Now imagine your brand steps in with a ready-to-use template—a production planning sheet that already factors in downtime trends, or a maintenance checklist that highlights the most critical tasks for preventing costly stoppages.
These resources do more than just provide convenience; they actively engage the user in problem-solving. By experimenting with your templates or tools, potential clients begin to see the gaps in their processes and understand how improvements can make a measurable difference.
You’re not just giving them a file—you’re guiding them through an experience that demonstrates your expertise and builds trust.
21. Thought Leadership Articles
In manufacturing, credibility isn’t just about what you sell—it’s about what you know. Positioning your executives, engineers, or technical leaders as thought leaders allows your brand to engage in broader conversations that matter to your audience.
For example, a CTO writing about the adoption of AI in predictive maintenance or the future of sustainable production practices provides readers with actionable insights, demonstrates foresight, and builds confidence in your company as a partner for long-term success.
These articles work best when they balance industry knowledge with human perspective. Include anecdotes from the shop floor, lessons learned from early adoption experiments, or reflections on challenges overcome.
For instance, “We tried integrating IoT sensors across our assembly line. The first month was chaotic, but by adjusting workflows and training operators, we improved efficiency by 15%”—this kind of transparency makes your thought leadership relatable and believable.
How to Choose and Map Manufacturing Content Based on the Buyer’s Journey
Creating great content isn’t just about producing blogs, videos, or whitepapers—it’s about meeting your audience where they are in their journey.

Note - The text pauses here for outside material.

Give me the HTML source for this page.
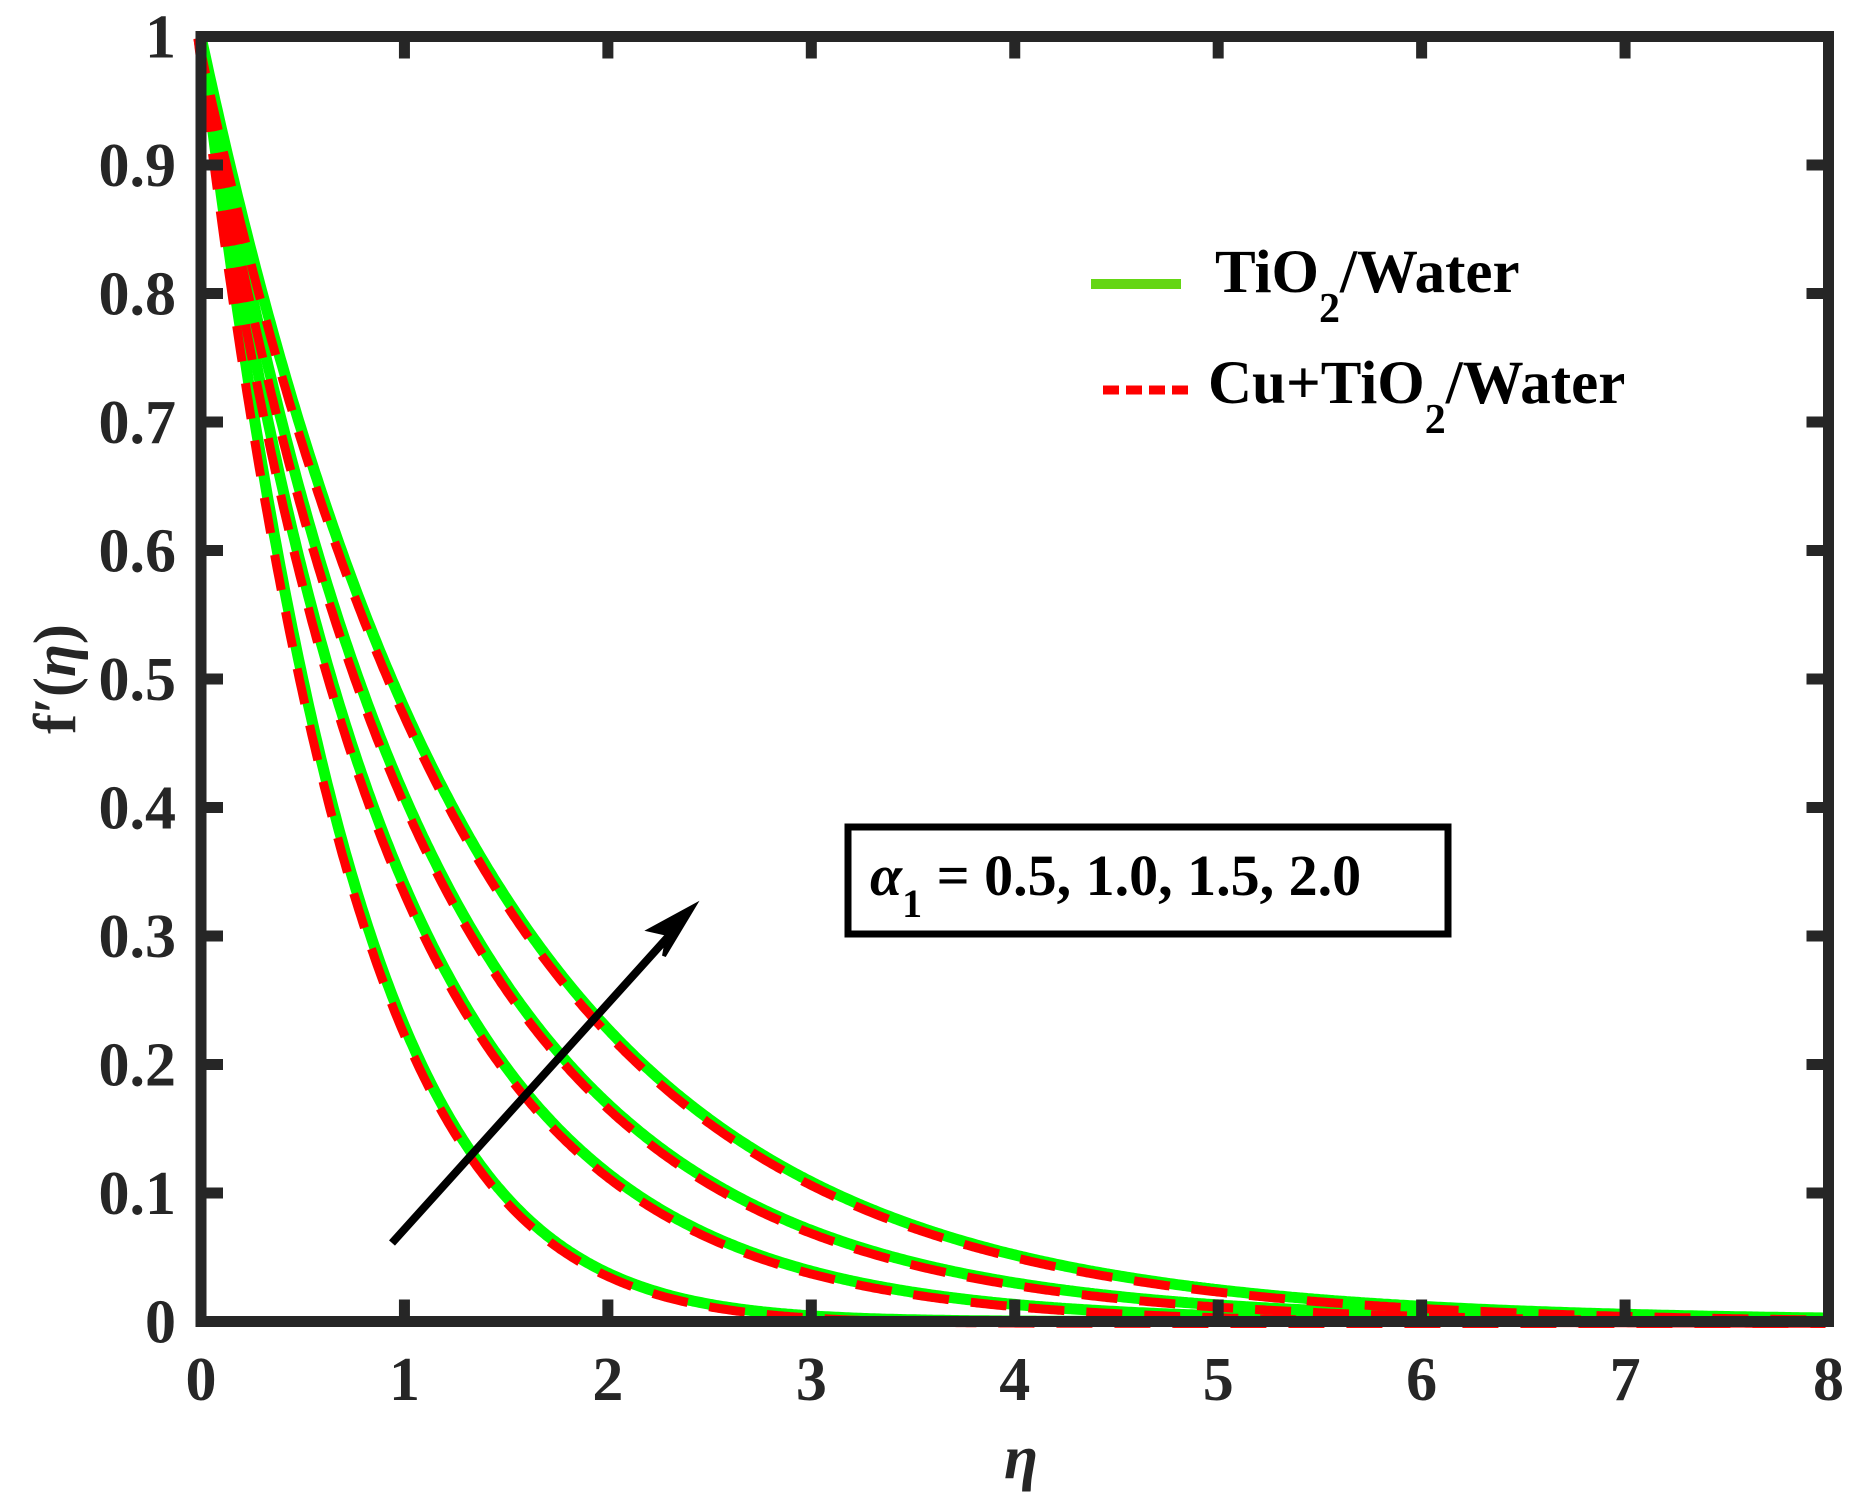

Understanding their mindset at each stage allows you to deliver the right information at the right time, guiding them naturally from curiosity to action.
So here’s a simple table for your refer and decide the content and map it across your buyer’s journey.
| Stage | Buyer’s Mindset/Key Questions | Content Types That Work |
|---|---|---|
| Awareness | What are my problems? What are options? What industry trends matter? Who can help me improve processes? | Blog posts (technical trends, process improvement, new regulations, operational tips) Infographics (workflow visualizations, efficiency benchmarks) Podcasts Interactive tools/calculators Webinars Thought leadership articles Short videos |
| Evaluation | Which solutions/vendors match my needs technically? Can I see evidence? What specs? Integrations? ROI? How have peers solved this? | White papers/technical reports Detailed case studies ROI calculators Live demos and webinars Landing pages for campaign-specific offers Downloadable templates Ebooks and comprehensive guides Behind-the-scenes factory tours Client success story series Webinars tailored to industry segments Thought leadership articles |
| Decision | What is implementation cost? Support? Lead time? Maintenance? Guarantees? Pricing? How does this vendor compare to peers? | In-depth case studies showing measurable results Product demo videos Personalized offers, free trials or pilot projects Client-focused webinars Ongoing client success story series |
Build Trust Among the Buying Committee
If there’s one thing manufacturing teaches us, it’s patience. You can’t rush precision. You can’t fake reliability. And in a way, content marketing for manufacturing companies follows the same rhythm. It’s not about producing endlessly — it’s about creating with intention, knowing that somewhere out there, a factory manager, a procurement head, or a small business owner is quietly searching for a solution that feels made for them.
Every blog post, every demo, every case study you publish becomes a small conversation — a nod across the digital floor. Over time, those conversations begin to build something sturdier than visibility: trust.
To me, content marketing for manufacturers isn’t glossy or loud. It’s grounded, deliberate, and human. It remembers that behind every machine, there’s a person trying to make it run better. And behind every lead, there’s a story waiting to be told.